Further, she recalled things getting so bad when she was younger that she needed the help of a wig to cover up her hair loss. Her struggles with this disorder have continued through adulthood, she revealed. “It’s not that I used to have this problem and now I don’t. It’s still something that I struggle with, Schumer said.

And now, she fears that her son, Gene, might pick up this condition from her. She said, “Every time he touches his head I’m having a heart attack.”

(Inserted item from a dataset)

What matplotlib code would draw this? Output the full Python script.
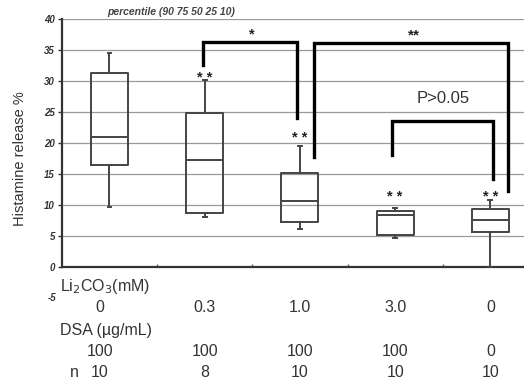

The actor doesn’t want her condition to be a secret anymore. “I thought putting it in there would be good for me to alleviate some of my shame and maybe, hopefully, help others alleviate some of theirs, too.”

What is trichotillomania?

As mentioned, it is an impulse control disorder characterised by persistent and excessive pulling of one’s own hair, resulting in noticeable hair loss. “Hair pulling can occur in any area of the body where hair grows. The scalp is the most common area affected, followed by the eyelashes and eyebrows. Trichotillomania most commonly presents in early adolescence, with peak prevalence between ages 4 and 17 years,” Dr Harris I Shaafie, MD Dermatology, Fellow of Aesthetic Medicine (FAM), explained.

What causes it?

While the aetiology of trichotillomania is largely unknown, both environmental and genetic causes have been suspected, the expert said. He shared the following causes of the hair-pulling disorder.

*Coping mechanism for anxiety or stressful events
*Structural brain abnormalities: Magnetic resonance imaging (MRI) studies have demonstrated that some individuals with trichotillomania have abnormalities of subcortical regions involved in habit generation, inhibitory control and regulation of effect.
*Genetic susceptibility: Trichotillomania occurs more frequently in people with obsessive-compulsive disorder (OCD) and their first-degree relatives.
*Neurodegenerating disease associations: Reports also suggest a possible association between trichotillomania and neurodegenerating diseases, such as Parkinson’s disease and dementia in the elderly population.

Prevention and treatment

According to Dr Shaafie, behavioural treatment seems to be the most powerful intervention, even for patients older than 16 years. “Seeking therapy as soon as symptoms appear can be extremely beneficial. Hair-pulling behaviour is commonly triggered by stress, thus effective stress management is a smart option,” he said.

A few therapies that can be beneficial include:

*Cognitive therapy – In this, the way of belief needs to be changed which leads to hair pulling.
*Commitment and acceptance theory – Accepting the urge of pulling own hair without actually pulling it.
*Habit reversal – This is a set of procedures taught to a child that includes the following components: Increasing awareness of the habit; teaching a competing response to practice when the child feels the urge to engage in the habit, in situations in which the habit historically occurs, or for 1 minute after the occurrence of the habit; practising stress and anxiety reduction procedures daily; and support and encouragement from parents.
*Self-monitoring: This involves systematically observing and discriminating when the behaviour occurs, recording the responses, and evaluating one’s own behaviour.